Identify exact data gathering procedure/technique: How will the data be obtained, including the when, where, why for each step…
Methods using words: interviews, diaries, accounts, etc.; Methods using words and/or numbers: questionnaires, observations, etc.; Methods mainly using numbers: tests, statistics
Explain what you asked participants to do. Explain how and when you used your instruments for data gathering. What steps were taken and in what order?
Describe and defend your choice of data-gathering instrument, accounting for why you chose this rather than some other technique
Provide the instrument (survey, interview questions…): should fit with the approach you decided to take; well thought out. **Will be located in the Appendices**
Data Analysis: How are you going to analyze the information you gathered, hypothetically?
Analyzing words: identifying themes or categories; provide insight/assign meaning; connections; content analysis; etc.
Analyzing numbers: descriptive statistics, inferential statistics; Use Excel or Statistical software to run tests; etc.
Describe what you would expect to find/what it will tell you.

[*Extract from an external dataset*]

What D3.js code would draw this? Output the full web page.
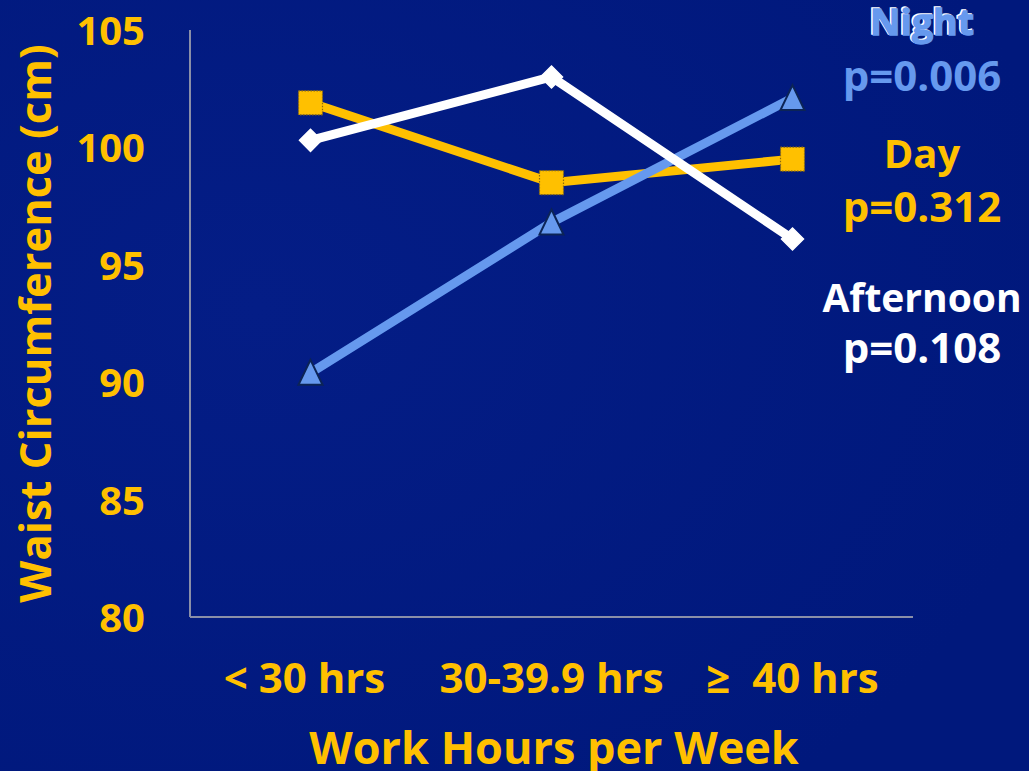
<!DOCTYPE html>
<html>
<head>
<meta charset="utf-8">
<script src="https://cdn.jsdelivr.net/npm/d3@7"></script>
<style>
  html, body { margin: 0; padding: 0; background: #011a7e; overflow: hidden; }
  svg { display: block; }
  text { font-family: "Open Sans", "Noto Sans", sans-serif; font-weight: 700; white-space: pre; }
</style>
</head>
<body>
<svg id="chart" width="1029" height="771"></svg>
<script>
// Work-hour groups on the x axis
const categories = ["< 30 hrs", "30-39.9 hrs", "\u2265  40 hrs"];

// Mean waist circumference (cm) by shift
const dayValues = [101.9, 98.5, 99.5];
const afternoonValues = [100.3, 103.0, 96.1];
const nightValues = [90.4, 96.8, 102.1];

// y axis ticks
const yTicks = [80, 85, 90, 95, 100, 105];

// Shift labels with p-values
const shiftLabels = ["Night", "Day", "Afternoon"];
const pLabels = ["p=0.006", "p=0.312", "p=0.108"];

const GOLD = "#FFC000";
const BLUE = "#6699EE";
const WHITE = "#FFFFFF";

const W = 1029, H = 771;
const margin = { left: 190, right: 116, top: 30, bottom: 154 };
const svg = d3.select("#chart");

// Background: deep navy with a faint lighter glow on the left
const defs = svg.append("defs");
const bg = defs.append("radialGradient").attr("id", "bg")
  .attr("cx", "25%").attr("cy", "40%").attr("r", "80%");
bg.append("stop").attr("offset", "0%").attr("stop-color", "#041d86");
bg.append("stop").attr("offset", "100%").attr("stop-color", "#00187c");
svg.append("rect").attr("width", W).attr("height", H).attr("fill", "url(#bg)");

const x = d3.scaleBand().domain(categories)
  .range([margin.left, W - margin.right]).padding(0);
const y = d3.scaleLinear().domain([80, 105])
  .range([H - margin.bottom, margin.top]);

// Axis lines
svg.append("line")
  .attr("x1", margin.left).attr("x2", margin.left)
  .attr("y1", y(105)).attr("y2", y(80))
  .attr("stroke", "#8a8fa8").attr("stroke-width", 2);
svg.append("line")
  .attr("x1", margin.left).attr("x2", W - margin.right)
  .attr("y1", y(80)).attr("y2", y(80))
  .attr("stroke", "#8a8fa8").attr("stroke-width", 2);

// y tick labels
const yAxis = d3.axisLeft(y).tickValues(yTicks).tickSize(0).tickPadding(0);
const gy = svg.append("g").attr("transform", `translate(${margin.left - 45},0)`).call(yAxis);
gy.select(".domain").remove();
gy.selectAll("text")
  .attr("fill", GOLD)
  .style("font-size", "40px")
  .style("font-family", "'Open Sans', sans-serif")
  .style("font-weight", 700)
  .attr("dy", "0.36em");

// x tick labels
const xAxis = d3.axisBottom(x).tickSize(0).tickPadding(0);
const gx = svg.append("g").attr("transform", `translate(0,${y(80)})`).call(xAxis);
gx.select(".domain").remove();
gx.selectAll("text")
  .attr("fill", GOLD)
  .attr("y", 76).attr("dy", 0)
  .attr("dx", (d, i) => i === 0 ? -6 : 0)
  .style("font-size", "42px")
  .style("font-family", "'Open Sans', sans-serif")
  .style("font-weight", 700)
  .style("white-space", "pre");

// Axis titles
svg.append("text")
  .attr("x", 554)
  .attr("y", 764)
  .attr("text-anchor", "middle")
  .attr("fill", GOLD)
  .style("font-size", "45px")
  .text("Work Hours per Week");

svg.append("text")
  .attr("transform", `translate(51,${(42 + 605) / 2}) rotate(-90)`)
  .attr("text-anchor", "middle")
  .attr("fill", GOLD)
  .style("font-size", "43.5px")
  .text("Waist Circumference (cm)");

// Series
const series = [
  { name: "Night", values: nightValues, color: BLUE, marker: "triangle" },
  { name: "Day", values: dayValues, color: GOLD, marker: "square" },
  { name: "Afternoon", values: afternoonValues, color: WHITE, marker: "diamond" }
];

const cx = c => x(c) + x.bandwidth() / 2;
const line = d3.line().x(d => cx(d.c)).y(d => y(d.v));

const drawOrder = [series[1], series[0], series[2]];
drawOrder.forEach(s => {
  const pts = categories.map((c, i) => ({ c, v: s.values[i] }));
  svg.append("path")
    .datum(pts)
    .attr("d", line)
    .attr("fill", "none")
    .attr("stroke", s.color)
    .attr("stroke-width", 9)
    .attr("stroke-linejoin", "miter");

  const g = svg.append("g");
  pts.forEach(p => {
    const px = cx(p.c), py = y(p.v);
    if (s.marker === "square") {
      g.append("rect")
        .attr("x", px - 12).attr("y", py - 12)
        .attr("width", 24).attr("height", 24)
        .attr("fill", GOLD)
        .attr("stroke", "#8a6a10").attr("stroke-width", 1.2)
        .attr("stroke-dasharray", "1.5,1.5");
    } else if (s.marker === "triangle") {
      g.append("path")
        .attr("d", `M${px},${py - 13} L${px + 12},${py + 12} L${px - 12},${py + 12} Z`)
        .attr("fill", BLUE)
        .attr("stroke", "#0c2456").attr("stroke-width", 2);
    } else {
      g.append("path")
        .attr("d", `M${px},${py - 11} L${px + 11},${py} L${px},${py + 11} L${px - 11},${py} Z`)
        .attr("fill", WHITE)
        .attr("stroke", WHITE).attr("stroke-width", 1.5);
    }
  });
});

// Shift labels with p-values
const labelX = 922;
const labelRows = [
  { t: shiftLabels[0], y: 35, color: BLUE, outline: true, size: 36 },
  { t: pLabels[0], y: 91, color: BLUE, size: 42 },
  { t: shiftLabels[1], y: 168, color: GOLD, size: 40 },
  { t: pLabels[1], y: 222, color: GOLD, size: 42 },
  { t: shiftLabels[2], y: 312, color: WHITE, size: 39 },
  { t: pLabels[2], y: 363, color: WHITE, size: 42 }
];
labelRows.forEach(r => {
  if (r.outline) {
    // white highlight behind the heavier "Night" heading
    svg.append("text")
      .attr("x", labelX - 1.5).attr("y", r.y - 1.5)
      .attr("text-anchor", "middle")
      .attr("fill", WHITE)
      .attr("stroke", WHITE).attr("stroke-width", 1.4)
      .attr("textLength", 104).attr("lengthAdjust", "spacingAndGlyphs")
      .style("font-size", r.size + "px")
      .text(r.t);
    svg.append("text")
      .attr("x", labelX).attr("y", r.y)
      .attr("text-anchor", "middle")
      .attr("fill", r.color)
      .attr("stroke", r.color).attr("stroke-width", 1.4)
      .attr("textLength", 104).attr("lengthAdjust", "spacingAndGlyphs")
      .style("font-size", r.size + "px")
      .text(r.t);
    return;
  }
  svg.append("text")
    .attr("x", labelX).attr("y", r.y)
    .attr("text-anchor", "middle")
    .attr("fill", r.color)
    .style("font-size", r.size + "px")
    .text(r.t);
});
</script>
</body>
</html>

*You should be able to justify each approach (decision) you took
**Expectations: sample size – larger the better for generalizing results; reliability – similar results if you do the same again; validity – you are sure you will find out what you set out to find
***Are you confident that your design is the best way to answer the question? Consider all elements of the design (how you identify participants, methods you use, issues) and the implications these have
****Use assignments 6 and 7 and my feedback to those assignments to help construct the sampling and design frame/data collect portions of this section

Risks and Benefits / Confidentiality Issues

Describe risks and benefits for the participants – specifically and detailed
Describe specifically are you going to protect confidentiality? What steps are you going to take?
Discussion: Drawing your conclusions

Synthesize potential findings. Speculate on possible explanations (findings support or reveals or confirms that…)
Includes showing how you answered your initial question
What does this mean for the big picture
Limitations of the research
Restrictions faced…; Focused only on…; Ethical considerations precluded….; Based on sample unable to generalize confidently…
Policy implications and/or recommendations
Data analysis suggests….
Research implies policy changes in ____ because….
Future research ideas
Future research needs to address…
Research on ___ would strengthen….
Appendices: Materials “used”, hypothetically

Consent forms
Data collection instruments
Annotated Bibliography

Other guidelines for writing and presentation:
Times New Roman, 12 point font, double spaced, 1 inch margins
Cover page: Title, course, name
Number pages after the cover page
All papers should be between 8-10 pages including Bibliography (in APA style).
Proper in text citations (Introduction, Literature Review, Discussion) – must cite any stats, quotes, ideas that are not your own

Before submitting the final product, ask yourselves these questions:
What is my topic?
Does my literature review correspond with that topic?
Do my research question/s and hypotheses correspond with the topic and literature review in that was used?
Is the population definition relevant and appropriate for the topic and research question?
Does my sample size allow me to achieve the goals of my proposed research?
Is the sampling technique I am offering appropriate for the proposed research?
Does the design correspond to the literature and question?
Is the data collection method I offered the most appropriate for the scope of the study?